Liberal democracies uphold the rule of law as a basic principle of free government because it prohibits the state from exercising power in conflict with the free deliberation of its citizens. There is, of course, honest disagreement about exactly what constitutes respect for the law, especially from the judiciary. Some contend that the rule of law and the Constitution demand faithful and objective adherence by judges to the text of laws. Others claim that law will always be ambiguous and that judges show respect for the law by interpreting it in light of its history, purposes, and policy consequences. But whichever side of the issue one falls on, the question itself will never be meaningfully addressed as long as it arises in the mindless squables of Red vs. Blue politics.

American political labels are tricky enough to begin with – after all, those who adhere with firm consistency to the principles of limited government may be unsure whether to call themselves liberals, conservatives, or neither. However, even taking Republican “conservatism” and Democratic “liberalism” for what they are, we need to acknowledge that the current debate over the judiciary became part of this conflict by sheer dumb luck. It just so happens that, in the outcomes of several high profile cases in the past fifty years, the philosophy of judicial objectivity coincided with the desired “conservative” outcomes. Roe v. Wade, Griswold v. Connecticut, and District of Columbia v. Heller spring to mind as examples (cases respectively dealing with abortion, privacy, and gun ownership). These cases have probably generated conservative support for judicial objectivity, and the judges who issued the “conservative-friendly” rulings were often conservatives themselves. But this does not justify the belief that there is any necessary connection between textualism and the American right, except on purely political grounds.

Both Democrats and Republicans are responsible for propagating misconceptions about this question. How often have we heard those on the left decry “conservative judges” for opposing “social progress” or for wanting to “impose conservative ideology” on the populace? Is it really so hard to imagine someone who believes that the law should say one thing but actually says another? By non-political standards, it should not be strange to find individuals who support abortion rights just as firmly as they disagree with the constitutional reasoning in Roe v. Wade. In politics, however, such a position is almost unthinkable. It may be the case that many textualist judges lean conservative, and there are likely many who fail to practice the consistency they preach. But this is no indictment of the judicial philosophy itself and certainly not an indication that the philosophy is “conservative” by nature. Remember that Justice Oliver Wendell Holmes, an early textualist, was a fierce critic of Lochner v. New York, which produced what was considered a conservative result. It is just as possible for liberals to uphold conservative laws as it is for conservatives to uphold liberal laws (and liberals and conservatives are equally capable of abusing the law for their own purposes).
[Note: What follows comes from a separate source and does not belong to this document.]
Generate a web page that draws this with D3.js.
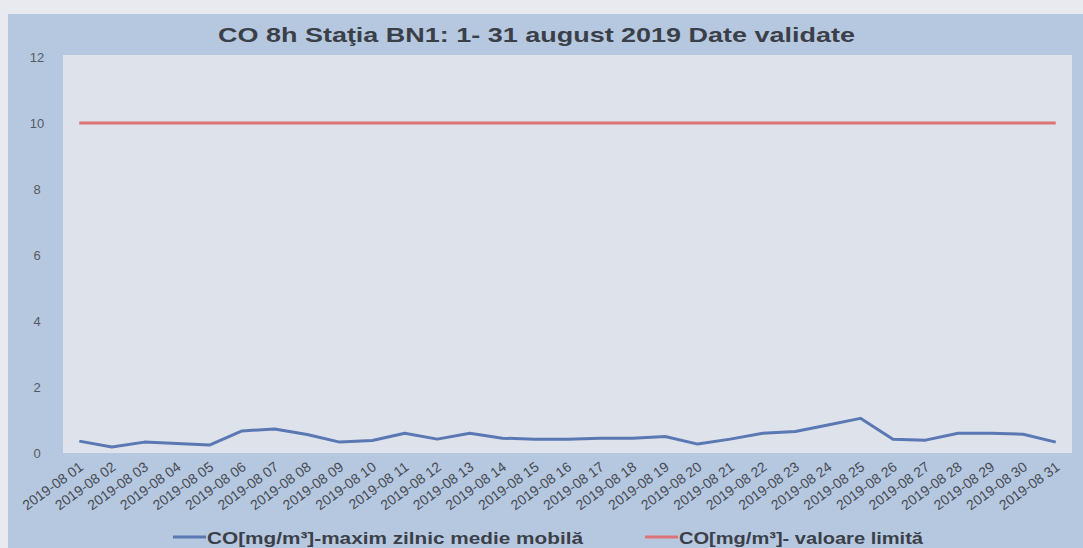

On the other side of the divide, many social conservatives have been far too willing to embrace judges as allies in some kind of cultural battleground. A pro-life advocate can respect a judge’s opposition to Roe v. Wade, but not because of the particular outcome reached. I suspect that if states started passing laws legalizing abortion in all circumstances, many (not all) pro-life advocates would suddenly find themselves less supportive of neutral judges who respect the decisions of the legislature. This example is not meant to imply any broad criticism of social conservatism. I simply mean to remind conservatives that the philosophical justification for their view toward the judiciary needs to exist independently of any “favorable” results that such a view may have produced. The argument for or against textualism is not and cannot be a question of political results. The role of the judiciary is a question pertaining to the basic functioning of a democratic republic and how the rule of law is best respected in a free society. Those who choose a judicial philosophy because of expected political outcomes are in for a rude awakening when the political actors and objectives change.

The argument about how judges should interpret the law needs to occur, but it must occur outside of Red vs. Blue political conflict if any meaningful answers are to be reached. Democrats and Republicans who include their views on the judiciary in a list of bullet points like any other political position do a disservice to their own beliefs, whatever they are, and they reinforce false conceptions of the law in the minds of citizens. Politicizing the judiciary, whether by politicians, voters, or law professors, will destroy any attempt to have a real debate on these questions. It will only substitute rhetoric for reason and ensure that, in the end, elections matter more than truth. Moses might have been a textualist, but there is no reason to think he was a Republican as well. We need to stop buying into a system that pretends like one implies the other.